GOAL: Skip any picture you find and retype all the remaining lines exactly.

SOURCE MATERIAL:
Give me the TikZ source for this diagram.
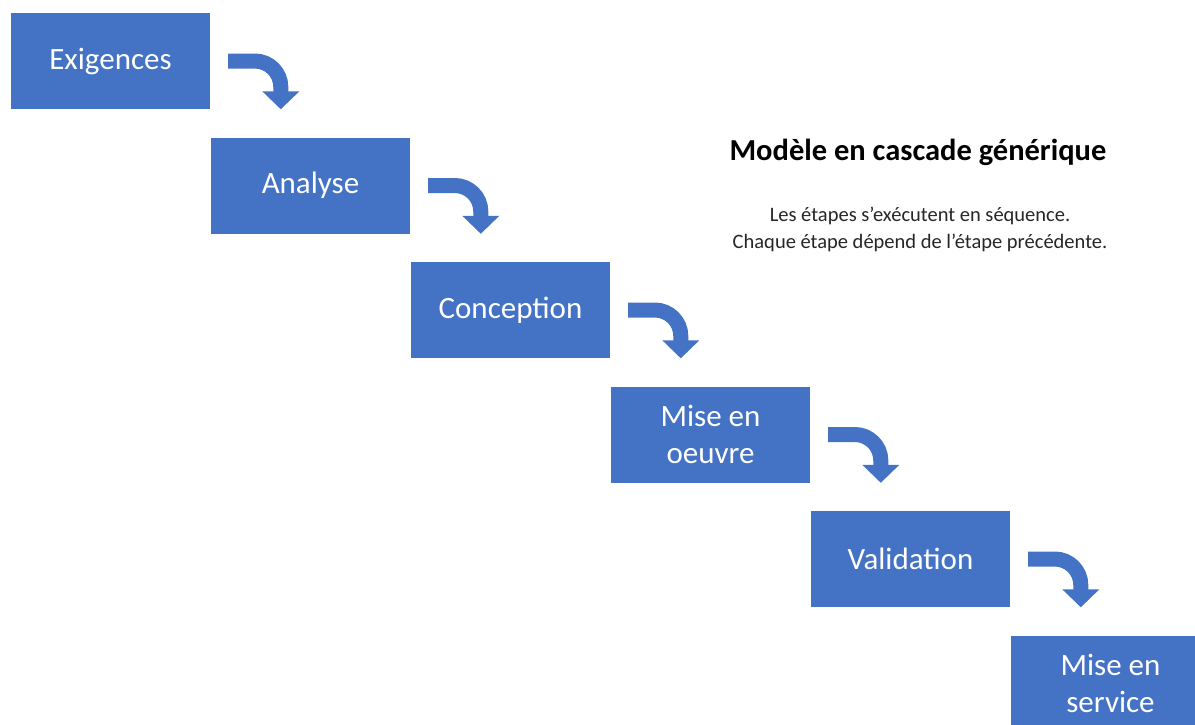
\documentclass[tikz,border=0pt]{standalone}
\usepackage{fontspec}
\setmainfont{Carlito}
\usetikzlibrary{arrows.meta}

\definecolor{stageblue}{HTML}{4472C4}
\tikzset{
  stage/.style={fill=stageblue,draw=none,minimum width=199,minimum height=96,inner sep=0pt,
    text=white,align=center,font=\fontsize{31}{37}\selectfont},
  flow/.style={draw=stageblue,line width=15pt,rounded corners=26pt,
    -{Triangle[width=36pt,length=18pt]}}
}

\begin{document}
\begin{tikzpicture}[x=1pt,y=-1pt]
\useasboundingbox (0,0) rectangle (1195,724);
\node[stage] (exig) at (110.5,61) {Exigences};
\node[stage] (anal) at (310.5,185.5) {Analyse};
\node[stage] (conc) at (510.5,310) {Conception};
\node[stage] (oeuv) at (710.5,434.5) {Mise en\\oeuvre};
\node[stage] (vali) at (910.5,559) {Validation};
\node[stage] (serv) at (1110.5,683.5) {Mise en\\service};
\draw[flow] ([xshift=18]exig.east) -| ([xshift=70,yshift=28]anal.north west);
\draw[flow] ([xshift=18]anal.east) -| ([xshift=70,yshift=28]conc.north west);
\draw[flow] ([xshift=18]conc.east) -| ([xshift=70,yshift=28]oeuv.north west);
\draw[flow] ([xshift=18]oeuv.east) -| ([xshift=70,yshift=28]vali.north west);
\draw[flow] ([xshift=18]vali.east) -| ([xshift=70,yshift=28]serv.north west);
\node[font=\bfseries\fontsize{30.5}{36}\selectfont] (titre) at (918,152) {Modèle en cascade générique};
\node[align=center,text=black!85,font=\fontsize{20.5}{27}\selectfont] (desc) at (920,229)
  {Les étapes s’exécutent en séquence.\\Chaque étape dépend de l’étape précédente.};
\end{tikzpicture}
\end{document}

EXPECTED ANSWER:
Give me the TikZ source for this diagram.
\documentclass[tikz,border=0pt]{standalone}
\usepackage{fontspec}
\setmainfont{Carlito}
\usetikzlibrary{arrows.meta}

\definecolor{stageblue}{HTML}{4472C4}
\tikzset{
  stage/.style={fill=stageblue,draw=none,minimum width=199,minimum height=96,inner sep=0pt,
    text=white,align=center,font=\fontsize{31}{37}\selectfont},
  flow/.style={draw=stageblue,line width=15pt,rounded corners=26pt,
    -{Triangle[width=36pt,length=18pt]}}
}

\begin{document}
\begin{tikzpicture}[x=1pt,y=-1pt]
\useasboundingbox (0,0) rectangle (1195,724);
\node[stage] (exig) at (110.5,61) {Exigences};
\node[stage] (anal) at (310.5,185.5) {Analyse};
\node[stage] (conc) at (510.5,310) {Conception};
\node[stage] (oeuv) at (710.5,434.5) {Mise en\\oeuvre};
\node[stage] (vali) at (910.5,559) {Validation};
\node[stage] (serv) at (1110.5,683.5) {Mise en\\service};
\draw[flow] ([xshift=18]exig.east) -| ([xshift=70,yshift=28]anal.north west);
\draw[flow] ([xshift=18]anal.east) -| ([xshift=70,yshift=28]conc.north west);
\draw[flow] ([xshift=18]conc.east) -| ([xshift=70,yshift=28]oeuv.north west);
\draw[flow] ([xshift=18]oeuv.east) -| ([xshift=70,yshift=28]vali.north west);
\draw[flow] ([xshift=18]vali.east) -| ([xshift=70,yshift=28]serv.north west);
\node[font=\bfseries\fontsize{30.5}{36}\selectfont] (titre) at (918,152) {Modèle en cascade générique};
\node[align=center,text=black!85,font=\fontsize{20.5}{27}\selectfont] (desc) at (920,229)
  {Les étapes s’exécutent en séquence.\\Chaque étape dépend de l’étape précédente.};
\end{tikzpicture}
\end{document}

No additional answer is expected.